The only thing I could think of would be some kind of script that would convert them, match the new and old file names, and then use the old time stamp to change the new file name.  And messing with any file time stamp is going to void your warranty as far as using this in court for an E&O case.  I think you should talk to the legal dept at your agency before messing with these time stamps.

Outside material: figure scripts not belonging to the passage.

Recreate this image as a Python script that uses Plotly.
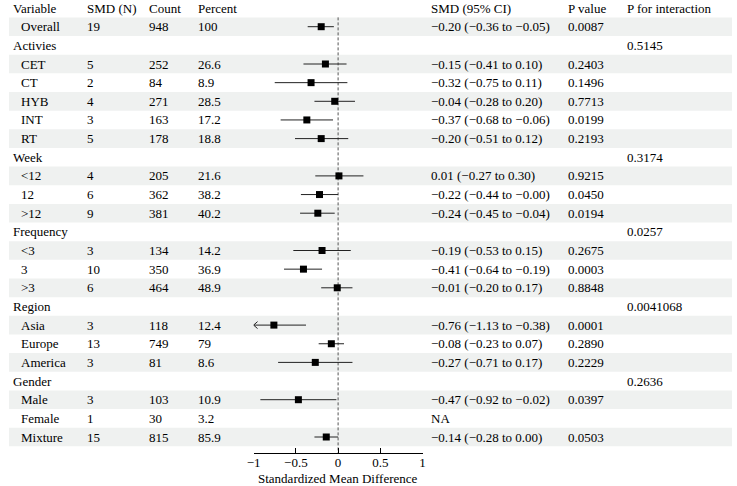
import plotly.graph_objects as go

# ---------------- data ----------------
labels = ["Overall", "Activies", "CET", "CT", "HYB", "INT", "RT", "Week", "<12", "12", ">12",
          "Frequency", "<3", "3", ">3", "Region", "Asia", "Europe", "America", "Gender",
          "Male", "Female", "Mixture"]
is_group = [False, True, False, False, False, False, False, True, False, False, False,
            True, False, False, False, True, False, False, False, True, False, False, False]
smd_n = [19, None, 5, 2, 4, 3, 5, None, 4, 6, 9, None, 3, 10, 6, None, 3, 13, 3, None, 3, 1, 15]
count = [948, None, 252, 84, 271, 163, 178, None, 205, 362, 381, None, 134, 350, 464, None,
         118, 749, 81, None, 103, 30, 815]
percent = [100, None, 26.6, 8.9, 28.5, 17.2, 18.8, None, 21.6, 38.2, 40.2, None, 14.2, 36.9,
           48.9, None, 12.4, 79, 8.6, None, 10.9, 3.2, 85.9]
est = [-0.20, None, -0.15, -0.32, -0.04, -0.37, -0.20, None, 0.01, -0.22, -0.24, None,
       -0.19, -0.41, -0.01, None, -0.76, -0.08, -0.27, None, -0.47, None, -0.14]
low = [-0.36, None, -0.41, -0.75, -0.28, -0.68, -0.51, None, -0.27, -0.44, -0.45, None,
       -0.53, -0.64, -0.20, None, -1.13, -0.23, -0.71, None, -0.92, None, -0.28]
high = [-0.05, None, 0.10, 0.11, 0.20, -0.06, 0.12, None, 0.30, -0.0, -0.04, None,
        0.15, -0.19, 0.17, None, -0.38, 0.07, 0.17, None, -0.02, None, 0.00]
p_value = ["0.0087", "", "0.2403", "0.1496", "0.7713", "0.0199", "0.2193", "", "0.9215",
           "0.0450", "0.0194", "", "0.2675", "0.0003", "0.8848", "", "0.0001", "0.2890",
           "0.2229", "", "0.0397", "", "0.0503"]
p_inter = ["", "0.5145", "", "", "", "", "", "0.3174", "", "", "", "0.0257", "", "", "",
           "0.0041068", "", "", "", "0.2636", "", "", ""]
headers = ["Variable", "SMD (N)", "Count", "Percent", "SMD (95% CI)", "P value", "P for interaction"]
x_ticks = [-1, -0.5, 0, 0.5, 1]
x_min, x_max = -1, 1

# ---------------- layout constants ----------------
W, H = 737, 486
ROW_H, TOP = 18.65, 8.05
AXIS_PX = 453
FONT = "Liberation Serif, Times New Roman, serif"
FS = 13


def px(x):
    return x / W


def fmt(v):
    s = f"{v:.2f}"
    return s.replace("-", "\u2212")


def num(v):
    return "" if v is None else f"{v:g}"


y_bottom = (AXIS_PX - TOP) / ROW_H
y_top = -TOP / ROW_H

fig = go.Figure()

# shading rows
shapes = []
nrows = len(labels) + 1
for i in range(1, nrows):
    if i % 2 == 1:
        shapes.append(dict(type="rect", xref="paper", yref="y", x0=px(2), x1=px(735),
                           y0=i - 0.5, y1=i + 0.5, fillcolor="#eff1f0", line_width=0,
                           layer="below"))
# reference line
shapes.append(dict(type="line", xref="x", yref="y", x0=0, x1=0, y0=0.5, y1=y_bottom,
                   line=dict(color="#555", width=1, dash="3px,2px"), layer="below"))

# CI lines
lx, ly = [], []
arrows_x, arrows_y = [], []
for k, (e, lo, hi) in enumerate(zip(est, low, high)):
    if e is None:
        continue
    r = k + 1
    lo_c = max(lo, x_min)
    hi_c = min(hi, x_max)
    lx += [lo_c, hi_c, None]
    ly += [r, r, None]
    if lo < x_min:
        dx = 4 / 85.7
        dy = 3.5 / ROW_H
        arrows_x += [x_min + dx, x_min, x_min + dx, None]
        arrows_y += [r - dy, r, r + dy, None]

fig.add_trace(go.Scatter(x=lx, y=ly, mode="lines", line=dict(color="#222", width=1),
                         cliponaxis=False, hoverinfo="skip", showlegend=False))
if arrows_x:
    fig.add_trace(go.Scatter(x=arrows_x, y=arrows_y, mode="lines",
                             line=dict(color="#222", width=1), cliponaxis=False,
                             hoverinfo="skip", showlegend=False))
mx = [e for e in est if e is not None]
my = [k + 1 for k, e in enumerate(est) if e is not None]
fig.add_trace(go.Scatter(x=mx, y=my, mode="markers",
                         marker=dict(symbol="square", size=7, color="black"),
                         cliponaxis=False, showlegend=False))

# text
col_x = [5, 80, 142.7, 193, 429, 567.7, 628]
annotations = []


def add_text(x, y, t):
    if t == "":
        return
    annotations.append(dict(x=px(x - 1), y=y, xref="paper", yref="y", text=t,
                            showarrow=False, xanchor="left", yanchor="middle",
                            font=dict(family=FONT, size=FS, color="black")))


for c, h in enumerate(headers):
    add_text(col_x[c], 0, h)

for k in range(len(labels)):
    r = k + 1
    add_text(col_x[0] if is_group[k] else 12.7, r, labels[k])
    add_text(col_x[1], r, num(smd_n[k]))
    add_text(col_x[2], r, num(count[k]))
    add_text(col_x[3], r, num(percent[k]))
    if est[k] is not None:
        ci = f"{fmt(est[k])} ({fmt(low[k])} to {fmt(high[k])})"
    elif not is_group[k]:
        ci = "NA"
    else:
        ci = ""
    add_text(col_x[4], r, ci)
    add_text(col_x[5], r, p_value[k])
    add_text(col_x[6], r, p_inter[k])

annotations.append(dict(x=px(335.7), y=(H - 478.5) / H, xref="paper", yref="paper",
                        text="Standardized Mean Difference", showarrow=False,
                        xanchor="center", yanchor="middle",
                        font=dict(family=FONT, size=FS, color="black")))

fig.update_layout(
    width=W, height=H, margin=dict(l=0, r=0, t=0, b=0),
    paper_bgcolor="white", plot_bgcolor="rgba(0,0,0,0)",
    shapes=shapes, annotations=annotations,
    font=dict(family=FONT, size=FS, color="black"),
    xaxis=dict(domain=[px(250), px(421.3)], range=[x_min, x_max], showgrid=False,
               zeroline=False, showline=True, linecolor="black", linewidth=1,
               ticks="inside", ticklen=5, tickcolor="black", tickwidth=1,
               tickvals=x_ticks, ticklabelstandoff=-3,
               ticktext=[f"{t:g}".replace("-", "\u2212") for t in x_ticks],
               tickfont=dict(family=FONT, size=FS, color="black"), fixedrange=True),
    yaxis=dict(domain=[(H - AXIS_PX) / H, 1], range=[y_bottom, y_top], visible=False,
               fixedrange=True),
)

fig.write_html("out.html")
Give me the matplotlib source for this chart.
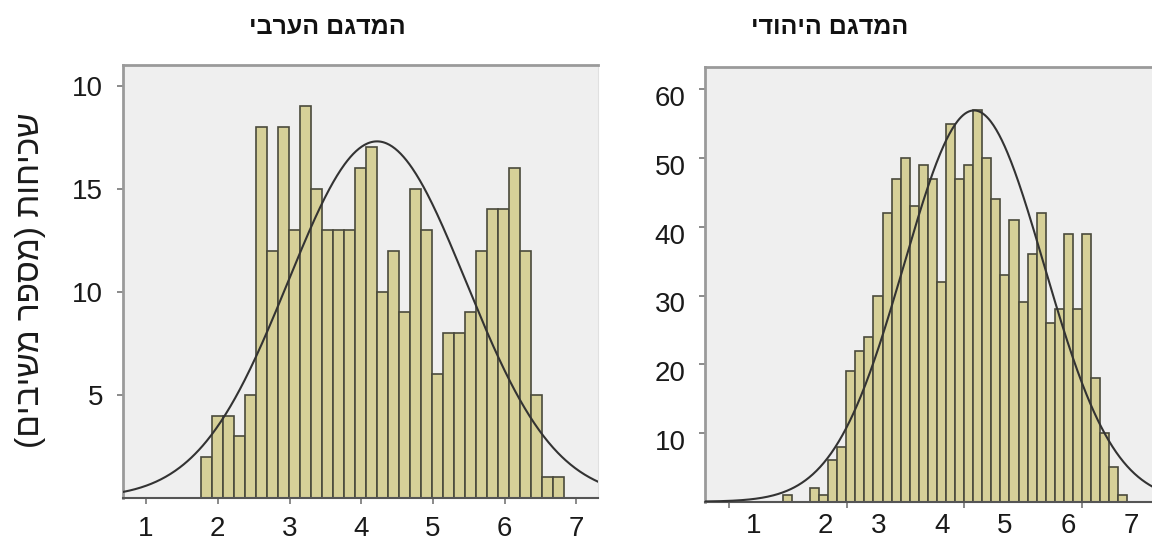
import matplotlib
matplotlib.use("Agg")
import matplotlib.pyplot as plt
import matplotlib.transforms as mtransforms
import numpy as np

plt.rcParams['font.family'] = ['Liberation Sans', 'DejaVu Sans']

# bar heights (respondents per bin)
arab_counts = [2, 4, 4, 3, 5, 18, 12, 18, 13, 19, 15, 13, 13, 13, 16, 17, 10,
               12, 9, 15, 13, 6, 8, 8, 9, 12, 14, 14, 16, 12, 5, 1, 1]
jew_counts = [1, 0, 0, 2, 1, 6, 8, 19, 22, 24, 30, 42, 47, 50, 43, 49, 47, 32,
              55, 47, 49, 57, 50, 44, 33, 41, 29, 36, 42, 26, 28, 39, 28, 39,
              18, 10, 5, 1]

# histogram bins
arab_bin_start, arab_bin_width = 1.763, 0.1536
jew_bin_start, jew_bin_width = 0.909, 0.1544

# fitted normal curve
arab_mean, arab_sd = 4.22, 1.24
jew_mean, jew_sd = 4.165, 1.19

arab_xticks = [1, 2, 3, 4, 5, 6, 7]
arab_xticklabels = ["1", "2", "3", "4", "5", "6", "7"]
arab_yticks = [5, 10, 15, 20]
arab_yticklabels = ["5", "10", "15", "10"]

jew_xticks = [0, 2, 4, 6]
jew_xlabel_pos = [0.41, 1.63, 2.55, 3.62, 4.69, 5.77, 6.85]
jew_xticklabels = ["1", "2", "3", "4", "5", "6", "7"]
jew_yticks = [10, 20, 30, 40, 50, 60]
jew_yticklabels = ["10", "20", "30", "40", "50", "60"]

arab_title = "המדגם הערבי"
jew_title = "המדגם היהודי"
y_title = "שכיחות (מספר משיבים)"

BAR = "#d6d098"
EDGE = "#4a4a3c"
PANEL_BG = "#efefef"


def visual(s):
    # no bidi in matplotlib: reverse for display and mirror the brackets
    return s[::-1].translate(str.maketrans("()", ")("))


def draw_panel(ax, counts, start, width, mean, sd, xlim, ylim):
    left_edges = start + width * np.arange(len(counts))
    ax.bar(left_edges, counts, width=width, align='edge',
           color=BAR, edgecolor=EDGE, linewidth=1.2, zorder=2)
    x = np.linspace(xlim[0], xlim[1], 500)
    n = sum(counts)
    y = n * width / (sd * np.sqrt(2 * np.pi)) * np.exp(-0.5 * ((x - mean) / sd) ** 2)
    ax.plot(x, y, color="#333333", lw=1.5, zorder=3)
    ax.set_xlim(*xlim)
    ax.set_ylim(*ylim)
    ax.set_facecolor(PANEL_BG)
    for side in ("left", "top"):
        ax.spines[side].set_color("#9a9a9a")
        ax.spines[side].set_linewidth(2)
    ax.spines["right"].set_color("#e0e0e0")
    ax.spines["bottom"].set_color("#555555")
    ax.spines["bottom"].set_linewidth(1.5)
    ax.tick_params(axis='both', which='both', direction='out', colors="#777777",
                   labelcolor="#1a1a1a", labelsize=20, length=4, width=1.2)
    ax.tick_params(axis='x', pad=9)
    ax.tick_params(axis='y', pad=10)


fig = plt.figure(figsize=(11.52, 5.41), dpi=100)
W, H = 1152, 541

ax1 = fig.add_axes([122.7 / W, (H - 498) / H, (598 - 122.7) / W, (498 - 65) / H])
draw_panel(ax1, arab_counts, arab_bin_start, arab_bin_width,
           arab_mean, arab_sd, (0.675, 7.30), (0, 21.0))
ax1.set_xticks(arab_xticks)
ax1.set_xticklabels(arab_xticklabels)
ax1.set_yticks(arab_yticks)
ax1.set_yticklabels(arab_yticklabels)

ax2 = fig.add_axes([705 / W, (H - 501.7) / H, (1165 - 705) / W, (501.7 - 66.7) / H])
draw_panel(ax2, jew_counts, jew_bin_start, jew_bin_width,
           jew_mean, jew_sd, (-0.414, 7.416), (0, 63.3))
ax2.spines["right"].set_visible(False)
ax2.set_xticks(jew_xticks)
ax2.set_xticklabels([])
# the number labels in the source sit off the tick marks
ax2.set_xticks(jew_xlabel_pos, minor=True)
ax2.set_xticklabels(jew_xticklabels, minor=True)
ax2.tick_params(axis='x', which='minor', length=0, pad=8)
ax2.set_yticks(jew_yticks)
ax2.set_yticklabels(jew_yticklabels)
# y numbers sit a little below their ticks in the source
shift = mtransforms.ScaledTranslation(0, -5 / 72, fig.dpi_scale_trans)
for lab in ax2.get_yticklabels():
    lab.set_transform(lab.get_transform() + shift)

fig.text(327.5 / W, 1 - 27 / H, visual(arab_title), ha='center', va='center',
         fontsize=18, fontweight='bold', color="#111111")
fig.text(830 / W, 1 - 27 / H, visual(jew_title), ha='center', va='center',
         fontsize=18, fontweight='bold', color="#111111")
fig.text(31 / W, 1 - 280 / H, visual(y_title), ha='center', va='center',
         rotation=90, fontsize=24, color="#1a1a1a")

fig.savefig("out.png", dpi=100, facecolor="white")
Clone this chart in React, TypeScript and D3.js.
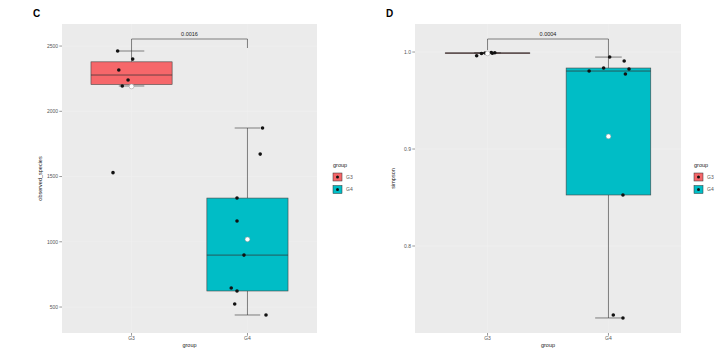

"We hang the petty thieves, and appoint the great ones to public office"  -  Aesop

Mark

Yeah.  We don't have a legal department, and I'm looking to do this in one fell sweep without preserving original file at all.  Running out of space due to previous configuration (who knew the global setting for call recording wasn't actually global?).  Was hoping for something like
sox --preserve *.wav *.WAV But it's not an option.  May just have to bite it and add more drives, but this system was spec'd for 5 years worth of calls and it's at 60% less than 2 years in because of this.